Surface Tension Formula Calculator

\[ \gamma = \frac{F}{L} \]

1. What is the Surface Tension Formula Calculator?

Definition: This calculator computes the surface tension (\(\gamma\)) of a liquid using the formula \( \gamma = \frac{F}{L} \), where \( F \) is the force exerted perpendicular to a line of length \( L \) on the liquid’s surface.

Purpose: It is used in physics and chemistry to measure the cohesive forces at a liquid’s surface, applicable in studies of fluid dynamics, capillary action, and material science.

2. How Does the Calculator Work?

The calculator uses the surface tension formula:

Formula: \[ \gamma = \frac{F}{L} \] where:

\(\gamma\): Surface tension (N/m, mN/m)
\(F\): Force (N, mN)
\(L\): Length (m, cm, ft)

Unit Conversions:

Force (\(F\)):
- 1 N = 1 N
- 1 mN = 0.001 N
Length (\(L\)):
- 1 m = 1 m
- 1 cm = 0.01 m
- 1 ft = 0.3048 m
Surface Tension (Output):
- 1 N/m = 1 N/m
- 1 mN/m = 0.001 N/m

The surface tension is calculated in N/m and can be converted to the selected output unit (N/m, mN/m). Results greater than 10,000 or less than 0.001 are displayed in scientific notation; otherwise, they are shown with 4 decimal places.

Steps:

Enter the force (\(F\)) and length (\(L\)) with their units (default: \(F = 0.072 \, \text{N}\), \(L = 1 \, \text{m}\)).
Convert inputs to SI units (N, m).
Validate that force is non-negative and length is greater than 0.
Calculate the surface tension in N/m using the formula.
Convert the surface tension to the selected output unit.
Display the result, using scientific notation if the value is greater than 10,000 or less than 0.001, otherwise rounded to 4 decimal places.

3. Importance of Surface Tension Calculation

Calculating surface tension is crucial for:

Physics and Chemistry: Understanding liquid behavior, such as capillary action, droplet formation, and the stability of bubbles and emulsions.
Material Science: Studying interfacial properties of liquids in applications like coatings, detergents, and microfluidics.
Education: Teaching the principles of intermolecular forces, cohesion, and surface energy in physics and chemistry.

4. Using the Calculator

Examples:

Example 1: Calculate the surface tension for \( F = 0.072 \, \text{N}\), \( L = 1 \, \text{m}\), output in N/m:
- Enter \( F = 0.072 \, \text{N}\), \( L = 1 \, \text{m}\).
- Surface tension: \( \gamma = \frac{0.072}{1} = 0.072 \, \text{N/m} \).
- Output unit: N/m (no conversion needed).
- Result: \( \text{Surface Tension} = 0.0720 \, \text{N/m} \).
Example 2: Calculate the surface tension for \( F = 72 \, \text{mN}\), \( L = 100 \, \text{cm}\), output in mN/m:
- Enter \( F = 72 \, \text{mN}\), \( L = 100 \, \text{cm}\).
- Convert: \( F = 72 \times 0.001 = 0.072 \, \text{N}\), \( L = 100 \times 0.01 = 1 \, \text{m} \).
- Surface tension in N/m: \( \gamma = \frac{0.072}{1} = 0.072 \, \text{N/m} \).
- Convert to output unit (mN/m): \( 0.072 \times 1000 = 72 \, \text{mN/m} \).
- Result: \( \text{Surface Tension} = 72.0000 \, \text{mN/m} \).

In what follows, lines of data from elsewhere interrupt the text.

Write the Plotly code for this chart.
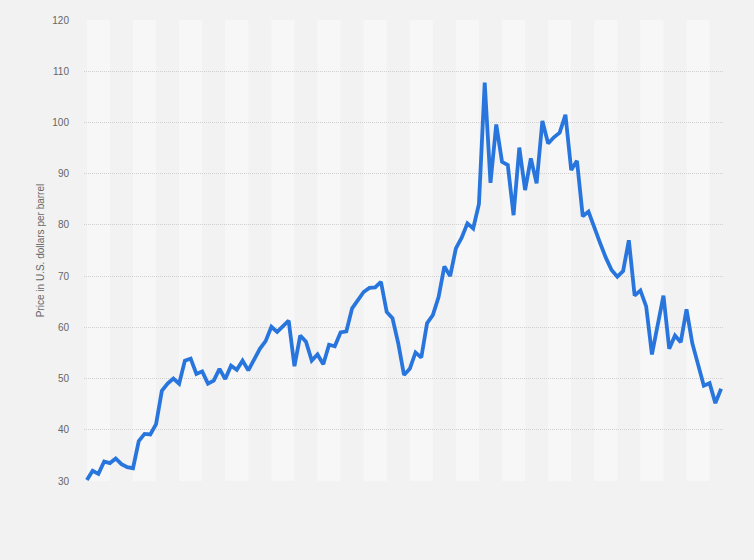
import plotly.graph_objects as go

# Price in U.S. dollars per barrel (111 periods)
prices = [
    30.2, 32.0, 31.4, 33.8, 33.5, 34.4, 33.3, 32.7, 32.5, 37.8,
    39.2, 39.1, 41.1, 47.6, 49.0, 50.0, 49.0, 53.5, 53.9, 50.9,
    51.4, 49.0, 49.6, 51.9, 49.9, 52.5, 51.7, 53.5, 51.6, 53.9,
    55.8, 57.3, 60.1, 59.1, 60.3, 61.3, 52.4, 58.4, 57.2, 53.5,
    54.7, 52.8, 56.6, 56.3, 59.0, 59.2, 63.7, 65.4, 66.9, 67.7,
    67.8, 68.9, 63.0, 61.8, 56.9, 50.7, 51.9, 55.1, 54.1, 60.8,
    62.4, 65.9, 71.9, 70.0, 75.4, 77.5, 80.3, 79.3, 84.1, 107.8,
    88.2, 99.6, 92.3, 91.7, 81.9, 95.1, 86.8, 93.0, 88.1, 100.3,
    95.9, 97.1, 98.0, 101.5, 90.7, 92.5, 81.7, 82.6, 79.3, 76.5,
    73.6, 71.2, 69.9, 71.0, 77.0, 66.2, 67.2, 64.1, 54.7, 60.5,
    66.2, 55.8, 58.4, 57.1, 63.5, 56.9, 53.0, 48.6, 49.1, 45.2,
    48.0,
]
periods = list(range(len(prices)))
y_ticks = [30, 40, 50, 60, 70, 80, 90, 100, 110, 120]
y_title = "Price in U.S. dollars per barrel"

LINE_COLOR = "#2876dd"
BG = "#f2f2f2"
BAND = "#f7f7f7"

fig = go.Figure()
fig.add_trace(go.Scatter(
    x=periods,
    y=prices,
    mode="lines",
    line=dict(color=LINE_COLOR, width=3.8),
    hovertemplate="%{y:.2f}<extra></extra>",
    showlegend=False,
))

# alternating light column bands, 4 periods each
for start in range(0, len(prices), 8):
    fig.add_shape(
        type="rect", xref="x", yref="paper",
        x0=start, x1=min(start + 4, len(prices) - 0.5), y0=0, y1=1,
        fillcolor=BAND, line=dict(width=0), layer="below",
    )

fig.update_layout(
    width=754, height=560,
    margin=dict(l=84, r=30, t=20, b=79),
    paper_bgcolor=BG,
    plot_bgcolor=BG,
    font=dict(family="Liberation Sans, Arial, sans-serif", color="#666666", size=10),
)
fig.update_xaxes(
    range=[-0.5, len(prices) - 0.5],
    showgrid=False, zeroline=False, showticklabels=False, showline=False,
)
fig.update_yaxes(
    range=[30, 120],
    tickvals=y_ticks,
    showgrid=True, gridcolor="#d0d0d0", griddash="1px,1px", gridwidth=1,
    zeroline=False, showline=False,
    ticklabelstandoff=14,
    tickfont=dict(size=10, color="#666666"),
    title=dict(text=y_title, font=dict(size=10, color="#666666"), standoff=5),
)

# drop the browser's default body margin so the figure fills the window
fig.write_html(
    "out.html",
    config={"displayModeBar": False},
    post_script="document.body.style.margin='0';",
)
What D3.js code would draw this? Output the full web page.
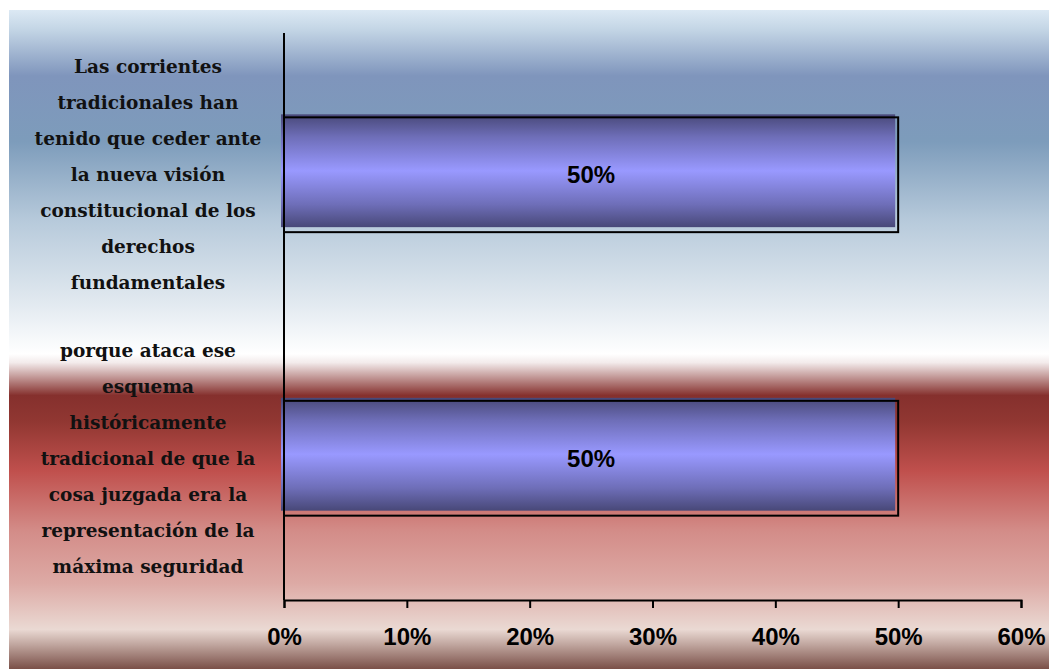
<!DOCTYPE html>
<html>
<head>
<meta charset="utf-8">
<script src="https://cdn.jsdelivr.net/npm/d3@7"></script>
<style>
  body { margin: 0; background: #fff; }
  svg { display: block; }
  .cat { font-family: "DejaVu Serif", serif; font-weight: bold; font-size: 18.5px; fill: #111; }
  .val, .tick text { font-family: "Liberation Sans", Arial, sans-serif; font-weight: bold; font-size: 24px; fill: #000; }
</style>
</head>
<body>
<svg id="chart" width="1049" height="669"></svg>
<script>
// categories, top to bottom
const categories = [
  "Las corrientes tradicionales han tenido que ceder ante la nueva visión constitucional de los derechos fundamentales",
  "porque ataca ese esquema históricamente tradicional de que la cosa juzgada era la representación de la máxima seguridad"
]
// wrapped tick labels as they appear
const labelLines = [
  ["Las corrientes", "tradicionales han", "tenido que ceder ante", "la nueva visión", "constitucional de los", "derechos", "fundamentales"],
  ["porque ataca ese", "esquema", "históricamente", "tradicional de que la", "cosa juzgada era la", "representación de la", "máxima seguridad"]
]
const values = [0.5, 0.5]
const xTicks = [0, 0.1, 0.2, 0.3, 0.4, 0.5, 0.6]

const svg = d3.select("#chart")
const defs = svg.append("defs")

// background gradient (blue top, white middle, red bottom)
const bg = defs.append("linearGradient").attr("id", "bgGrad")
  .attr("x1", 0).attr("y1", 0).attr("x2", 0).attr("y2", 1)
const bgStops = [
  [0, "#dce9f4"], [0.03, "#c3d5e5"], [0.1, "#7f95bc"], [0.2, "#7d9cbb"],
  [0.32, "#b7cadb"], [0.44, "#e0e8ef"], [0.522, "#ffffff"], [0.535, "#f3ebeb"],
  [0.585, "#85302d"], [0.625, "#913732"], [0.7, "#c0504d"], [0.79, "#d38c88"],
  [0.87, "#ddaaa5"], [0.94, "#ead9d3"], [0.962, "#c2a8a1"], [1, "#7a5048"]
]
bgStops.forEach(s => bg.append("stop").attr("offset", s[0]).attr("stop-color", s[1]))

// bar gradient: dark edges, light middle
const barGrad = defs.append("linearGradient").attr("id", "barGrad")
  .attr("x1", 0).attr("y1", 0).attr("x2", 0).attr("y2", 1)
const barStops = [[0, "#484878"], [0.2, "#6e6eb8"], [0.5, "#9999ff"], [0.8, "#6e6eb8"], [1, "#484878"]]
barStops.forEach(s => barGrad.append("stop").attr("offset", s[0]).attr("stop-color", s[1]))

svg.append("rect")
  .attr("x", 9).attr("y", 10).attr("width", 1040).attr("height", 659)
  .attr("fill", "url(#bgGrad)")

const plotTop = 33, plotBottom = 600, plotLeft = 284, plotRight = 1021

const x = d3.scaleLinear().domain([0, 0.6]).range([plotLeft, plotRight])
const y = d3.scaleBand().domain(categories).range([plotTop, plotBottom])
  .paddingInner(0.595).paddingOuter(0.2975)

// bars: fill slightly offset up-left from the outline
const bars = svg.append("g")
bars.selectAll(".barFill").data(values).enter()
  .append("rect")
  .attr("class", "barFill")
  .attr("x", x(0) - 3)
  .attr("y", (d, i) => y(categories[i]) - 3)
  .attr("width", d => x(d) - x(0))
  .attr("height", y.bandwidth() - 2)
  .attr("fill", "url(#barGrad)")
bars.selectAll(".barEdge").data(values).enter()
  .append("rect")
  .attr("class", "barEdge")
  .attr("x", x(0))
  .attr("y", (d, i) => y(categories[i]))
  .attr("width", d => x(d) - x(0))
  .attr("height", y.bandwidth())
  .attr("fill", "none")
  .attr("stroke", "#000")
  .attr("stroke-width", 2)

bars.selectAll(".val").data(values).enter()
  .append("text")
  .attr("class", "val")
  .attr("x", d => (x(0) + x(d)) / 2)
  .attr("y", (d, i) => y(categories[i]) + y.bandwidth() / 2)
  .attr("dy", "0.35em")
  .attr("text-anchor", "middle")
  .text(d => d3.format(".0%")(d))

// x axis
const xAxis = svg.append("g")
  .attr("transform", `translate(0,${plotBottom})`)
  .call(d3.axisBottom(x).tickValues(xTicks).tickFormat(d3.format(".0%")).tickSize(8).tickSizeOuter(8).tickPadding(20))
xAxis.select(".domain").attr("stroke", "#000").attr("stroke-width", 2)
xAxis.selectAll(".tick line").attr("stroke", "#000").attr("stroke-width", 2)
xAxis.selectAll(".tick text").attr("fill", "#000")

// y axis line
svg.append("line")
  .attr("x1", plotLeft).attr("x2", plotLeft)
  .attr("y1", plotTop).attr("y2", plotBottom)
  .attr("stroke", "#000").attr("stroke-width", 2)

// category labels
const lineGap = 36
const catG = svg.append("g")
categories.forEach((c, i) => {
  const lines = labelLines[i]
  const cy = y(c) + y.bandwidth() / 2
  const t = catG.append("text")
    .attr("class", "cat")
    .attr("text-anchor", "middle")
  lines.forEach((ln, j) => {
    t.append("tspan")
      .attr("x", 148)
      .attr("y", cy + (j - (lines.length - 1) / 2) * lineGap)
      .attr("dy", "0.35em")
      .text(ln)
  })
})
</script>
</body>
</html>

5. Frequently Asked Questions (FAQ)

Q: What is surface tension?
A: Surface tension (\(\gamma\)) is the force per unit length acting on the surface of a liquid due to cohesive forces between its molecules, given by \( \gamma = \frac{F}{L} \). It is measured in N/m and causes liquids to minimize their surface area (e.g., forming droplets).

Q: Why must length be greater than zero?
A: Length must be greater than zero to represent a physical dimension across which the force acts. A zero length would lead to division by zero, making the calculation undefined.

Q: How is surface tension measured experimentally?
A: Surface tension is often measured using methods like the capillary rise method (where the height of liquid in a capillary tube is related to surface tension) or the Wilhelmy plate method (where a plate is pulled from the liquid surface, and the force \( F \) is measured over the plate’s length \( L \)).